RÉPARATION DE L’ADN ET INHIBITEURS DE PARP
Suite à certains stress (comme l’exposition aux UV par exemple), l’un des brins de l’hélice de notre ADN peut se casser. Lorsqu’un tel événement se produit, la cellule bloque sa division le temps que des protéines interviennent pour le réparer. En effet, si la cellule venait à se multiplier alors que son ADN est encore endommagé, cela pourrait générer des mutations et conduire au développement de tumeurs.
Les premières protéines à intervenir dans cette réparation sont les protéines PPAR. Si elles ne parviennent pas à restaurer l’intégrité de notre patrimoine génétique, d’autres protéines vont prendre le relai, notamment les protéines BRCA qui vont réparer l’ADN par un processus dit de recombinaison homologue. Et si l’ADN n’est toujours pas réparé à l’issu de ces différentes étapes, la cellule va “se suicider” : ce phénomène est connu sous le nom d’apoptose.
Si une cassure arrive dans une cellule présentant un déficit dans la voie de réparation de l’ADN par recombinaison homologue, l’ADN sera partiellement réparé par les PARP et la cellule n’entrera pas en apoptose, malgré cette correction partielle.
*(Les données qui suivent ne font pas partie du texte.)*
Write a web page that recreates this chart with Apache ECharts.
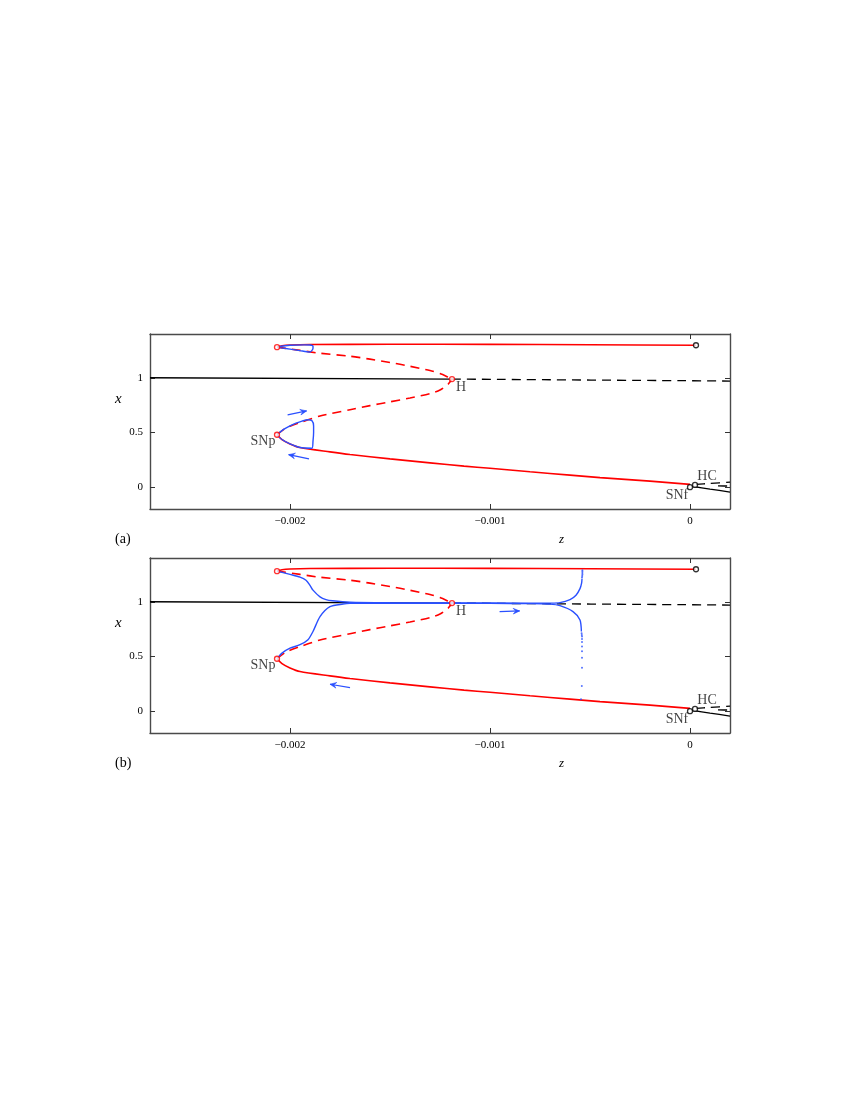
<!DOCTYPE html>
<html>
<head>
<meta charset="utf-8">
<script src="https://cdn.jsdelivr.net/npm/echarts@6/dist/echarts.min.js"></script>
<style>
html,body{margin:0;padding:0;background:#fff;}
#chart{width:850px;height:1100px;}
</style>
</head>
<body>
<div id="chart"></div>
<script>
// ---------- data (z, x) ----------
const zTicks = [-0.002, -0.001, 0];
const xTicks = [0, 0.5, 1];

const blackStable = [[-0.0027, 1.0], [-0.00119, 0.988]];
const blackUnstable = [[-0.00119, 0.988], [0.0002, 0.97]];
const blackStableRight = [[0.00001, 0.008], [0.0001, -0.018], [0.0002, -0.045]];
const blackUnstableRightA = [[0.00003, 0.025], [0.0001, 0.034], [0.0002, 0.046]];
const blackUnstableRightB = [[0.00014, 0.011], [0.0002, 0.01]];

const redStableUpper = [[-0.002065, 1.28], [-0.00204, 1.292], [-0.002, 1.299], [-0.0019, 1.304], [-0.0015, 1.306], [-0.001, 1.305], [-0.0005, 1.302], [0.00003, 1.297]];
const redUnstableUpper = [[-0.002065, 1.28], [-0.00195, 1.25], [-0.00185, 1.224], [-0.0017, 1.197], [-0.0016, 1.17], [-0.0015, 1.14], [-0.0014, 1.105], [-0.0013, 1.066], [-0.00125, 1.038], [-0.00121, 1.006], [-0.00119, 0.988]];
const redUnstableLower = [[-0.002065, 0.479], [-0.00202, 0.54], [-0.00195, 0.59], [-0.00185, 0.65], [-0.0017, 0.708], [-0.0016, 0.745], [-0.0015, 0.78], [-0.0014, 0.815], [-0.0013, 0.855], [-0.00125, 0.888], [-0.00121, 0.94], [-0.00119, 0.988]];
const redStableLower = [[-0.002065, 0.479], [-0.00204, 0.435], [-0.002, 0.395], [-0.00195, 0.362], [-0.0018, 0.322], [-0.0017, 0.298], [-0.0015, 0.258], [-0.0013, 0.222], [-0.00113, 0.192], [-0.001, 0.172], [-0.0008, 0.14], [-0.0006, 0.11], [-0.00045, 0.087], [-0.0002, 0.055], [0, 0.025]];

const redCircles = [[-0.002065, 1.28], [-0.002065, 0.479], [-0.00119, 0.988]];
const blackCircles = [[0.00003, 1.297], [0, 0.0], [0.000025, 0.02]];

const labelNames = ['SNp', 'H', 'HC', 'SNf'];
const labelPoints = [[-0.002065, 0.479], [-0.00119, 0.988], [0.000025, 0.02], [0, 0.0]];

// panel (a) trajectories
const blueA_top = [[-0.002065, 1.282], [-0.002, 1.297], [-0.00193, 1.301], [-0.0019, 1.299], [-0.001885, 1.29], [-0.001885, 1.27], [-0.00189, 1.25], [-0.0019, 1.236], [-0.00195, 1.248], [-0.002, 1.262], [-0.002065, 1.28]];
const blueA_loop = [[-0.002065, 0.48], [-0.00203, 0.53], [-0.002, 0.56], [-0.00197, 0.585], [-0.00194, 0.604], [-0.00191, 0.616], [-0.00189, 0.606], [-0.001882, 0.56], [-0.001882, 0.5], [-0.001885, 0.42], [-0.00189, 0.356], [-0.00195, 0.362], [-0.002, 0.395], [-0.00204, 0.435], [-0.002065, 0.48]];
const arrowsA = [[-0.002012, 0.661, -0.001917, 0.697], [-0.001905, 0.258, -0.002007, 0.297]];

// panel (b) trajectories
const blueB_upper = [[-0.002065, 1.281], [-0.002, 1.25], [-0.00195, 1.225], [-0.00192, 1.197], [-0.0019, 1.15], [-0.001885, 1.106], [-0.00185, 1.045], [-0.00182, 1.02], [-0.001787, 1.009], [-0.0017, 0.996], [-0.0015, 0.991], [-0.0012, 0.989], [-0.001, 0.988], [-0.0008, 0.986], [-0.0007, 0.987], [-0.00065, 0.992], [-0.0006, 1.02], [-0.00057, 1.06], [-0.00055, 1.12], [-0.000542, 1.17], [-0.00054, 1.21]];
const blueB_lower = [[-0.002065, 0.478], [-0.00204, 0.53], [-0.002, 0.575], [-0.00195, 0.607], [-0.00191, 0.653], [-0.001885, 0.728], [-0.00185, 0.864], [-0.0018, 0.955], [-0.001735, 0.979], [-0.0017, 0.985], [-0.0015, 0.987], [-0.0012, 0.986], [-0.001, 0.985], [-0.0008, 0.983], [-0.0007, 0.978], [-0.00065, 0.964], [-0.000585, 0.91], [-0.00055, 0.834], [-0.000543, 0.728]];
const blueB_dotsUpper = [[-0.00054, 1.222], [-0.000539, 1.236], [-0.000538, 1.25], [-0.000538, 1.264], [-0.000538, 1.277], [-0.000538, 1.289]];
const blueB_dotsLower = [[-0.000542, 0.712], [-0.000541, 0.695], [-0.00054, 0.683], [-0.00054, 0.66], [-0.00054, 0.632], [-0.00054, 0.592], [-0.00054, 0.547], [-0.00054, 0.487], [-0.00054, 0.397], [-0.000541, 0.23], [-0.000545, 0.108]];
const arrowsB = [[-0.000952, 0.909, -0.000852, 0.916], [-0.0017, 0.215, -0.0018, 0.246]];

// ---------- styling ----------
const RED = '#ff0000', BLUE = '#2a50ff', BLACK = '#000000', AX = '#4a4a4a';
const SERIF = '"Liberation Serif", "DejaVu Serif", serif';
const grids = [{left: 150, top: 334, width: 580, height: 175}, {left: 150, top: 558, width: 580, height: 175}];

function fmtZ(v) {
  if (Math.abs(v) < 1e-12) return '0';
  return (v < 0 ? '\u2212' : '') + String(Math.abs(v));
}

const xAxes = [], yAxes = [], series = [];

function line(gi, data, color, width, dashed, z) {
  series.push({
    type: 'line', xAxisIndex: 2 * gi, yAxisIndex: 2 * gi, data: data,
    showSymbol: false, symbol: 'none', smooth: 0.25, silent: true, z: z || 2,
    lineStyle: {color: color, width: width, type: dashed ? [9, 6] : 'solid'},
    animation: false
  });
}

function arrowSeries(gi, data) {
  series.push({
    type: 'custom', xAxisIndex: 2 * gi, yAxisIndex: 2 * gi, data: data, z: 6,
    encode: {x: [0, 2], y: [1, 3]}, silent: true, animation: false, clip: false,
    renderItem: function (params, api) {
      const p1 = api.coord([api.value(0), api.value(1)]);
      const p2 = api.coord([api.value(2), api.value(3)]);
      const a = Math.atan2(p2[1] - p1[1], p2[0] - p1[0]);
      const L = 7, w = 0.42;
      const b1 = [p2[0] - L * Math.cos(a - w), p2[1] - L * Math.sin(a - w)];
      const b2 = [p2[0] - L * Math.cos(a + w), p2[1] - L * Math.sin(a + w)];
      const m = [p2[0] - 0.55 * L * Math.cos(a), p2[1] - 0.55 * L * Math.sin(a)];
      return {
        type: 'group', children: [
          {type: 'line', shape: {x1: p1[0], y1: p1[1], x2: p2[0], y2: p2[1]}, style: {stroke: BLUE, lineWidth: 1.2}},
          {type: 'polygon', shape: {points: [b1, p2, b2, m]}, style: {fill: BLUE, stroke: BLUE, lineWidth: 0.6}}
        ]
      };
    }
  });
}

grids.forEach(function (g, gi) {
  const common = {gridIndex: gi, type: 'value', splitLine: {show: false},
    axisLine: {show: true, onZero: false, lineStyle: {color: AX, width: 1.4}}};
  xAxes.push(Object.assign({}, common, {
    min: -0.0027, max: 0.0002, position: 'bottom',
    axisTick: {show: true, inside: true, length: 5, customValues: zTicks, lineStyle: {color: '#333', width: 1}},
    axisLabel: {show: true, customValues: zTicks, formatter: fmtZ, margin: 7, color: '#000', fontFamily: SERIF, fontSize: 11}
  }));
  xAxes.push(Object.assign({}, common, {
    min: -0.0027, max: 0.0002, position: 'top',
    axisTick: {show: true, inside: true, length: 5, customValues: zTicks, lineStyle: {color: '#333', width: 1}},
    axisLabel: {show: false}
  }));
  yAxes.push(Object.assign({}, common, {
    min: -0.2, max: 1.4, position: 'left',
    axisTick: {show: true, inside: true, length: 5, customValues: xTicks, lineStyle: {color: '#333', width: 1}},
    axisLabel: {show: true, customValues: xTicks, margin: 7, color: '#000', fontFamily: SERIF, fontSize: 11}
  }));
  yAxes.push(Object.assign({}, common, {
    min: -0.2, max: 1.4, position: 'right',
    axisTick: {show: true, inside: true, length: 5, customValues: xTicks, lineStyle: {color: '#333', width: 1}},
    axisLabel: {show: false}
  }));

  // equilibria
  line(gi, blackStable, BLACK, 1.3, false, 2);
  line(gi, blackUnstable, BLACK, 1.3, true, 2);
  line(gi, blackStableRight, BLACK, 1.3, false, 2);
  line(gi, blackUnstableRightA, BLACK, 1.3, true, 2);
  line(gi, blackUnstableRightB, BLACK, 1.3, true, 2);
  // periodic orbit branches
  line(gi, redStableUpper, RED, 1.6, false, 3);
  line(gi, redUnstableUpper, RED, 1.6, true, 3);
  line(gi, redUnstableLower, RED, 1.6, true, 3);
  line(gi, redStableLower, RED, 1.6, false, 3);

  if (gi === 0) {
    line(gi, blueA_top, BLUE, 1.4, false, 4);
    line(gi, blueA_loop, BLUE, 1.4, false, 4);
    arrowSeries(gi, arrowsA);
  } else {
    line(gi, blueB_upper, BLUE, 1.4, false, 4);
    line(gi, blueB_lower, BLUE, 1.4, false, 4);
    series.push({type: 'scatter', xAxisIndex: 2, yAxisIndex: 2, data: blueB_dotsUpper.concat(blueB_dotsLower),
      symbol: 'circle', symbolSize: 2, itemStyle: {color: BLUE}, z: 4, silent: true, animation: false});
    arrowSeries(gi, arrowsB);
  }

  series.push({type: 'scatter', xAxisIndex: 2 * gi, yAxisIndex: 2 * gi, data: redCircles,
    symbol: 'circle', symbolSize: 5, itemStyle: {color: '#fff', borderColor: RED, borderWidth: 1.3}, z: 7, silent: true, animation: false});
  series.push({type: 'scatter', xAxisIndex: 2 * gi, yAxisIndex: 2 * gi, data: blackCircles,
    symbol: 'circle', symbolSize: 5, itemStyle: {color: '#fff', borderColor: BLACK, borderWidth: 1.3}, z: 7, silent: true, animation: false});

  const offsets = [[-14, 7], [9, 8], [12, -9], [-13, 8]];
  series.push({type: 'scatter', xAxisIndex: 2 * gi, yAxisIndex: 2 * gi, symbolSize: 0, z: 8, silent: true, animation: false,
    data: labelPoints.map(function (p, k) {
      return {value: p, label: {show: true, position: 'inside', formatter: labelNames[k], offset: offsets[k],
        color: '#111', fontFamily: SERIF, fontSize: 14}};
    })
  });
});

const texts = [];
[['x', 119, 401], ['x', 119, 625]].forEach(function (t) {
  texts.push({type: 'text', left: t[1] - 4, top: t[2] - 9, style: {text: t[0], font: 'italic 15px ' + SERIF, fill: '#000'}});
});
[['z', 563, 540], ['z', 563, 764]].forEach(function (t) {
  texts.push({type: 'text', left: t[1] - 4, top: t[2] - 7, style: {text: t[0], font: 'italic 13px ' + SERIF, fill: '#000'}});
});
[['(a)', 125, 540], ['(b)', 125, 764]].forEach(function (t) {
  texts.push({type: 'text', left: t[1] - 10, top: t[2] - 8, style: {text: t[0], font: '14px ' + SERIF, fill: '#000'}});
});

const chart = echarts.init(document.getElementById('chart'), null, {renderer: 'canvas'});
chart.setOption({
  animation: false,
  backgroundColor: '#fff',
  grid: grids,
  xAxis: xAxes,
  yAxis: yAxes,
  series: series,
  graphic: texts
});
</script>
</body>
</html>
Elle va donc continuer son cycle de division et finir par se transformer en cellule cancéreuse. En revanche, si l’on bloque les PARP – par des inhibiteurs comme l’olaparib – on va forcer la cellule cancéreuse à “s’auto-détruire”. C’est pourquoi l’olaparib est plus efficace chez les personnes présentant un déficit en recombinaison homologue, comme les femmes porteuses des mutations BRCA.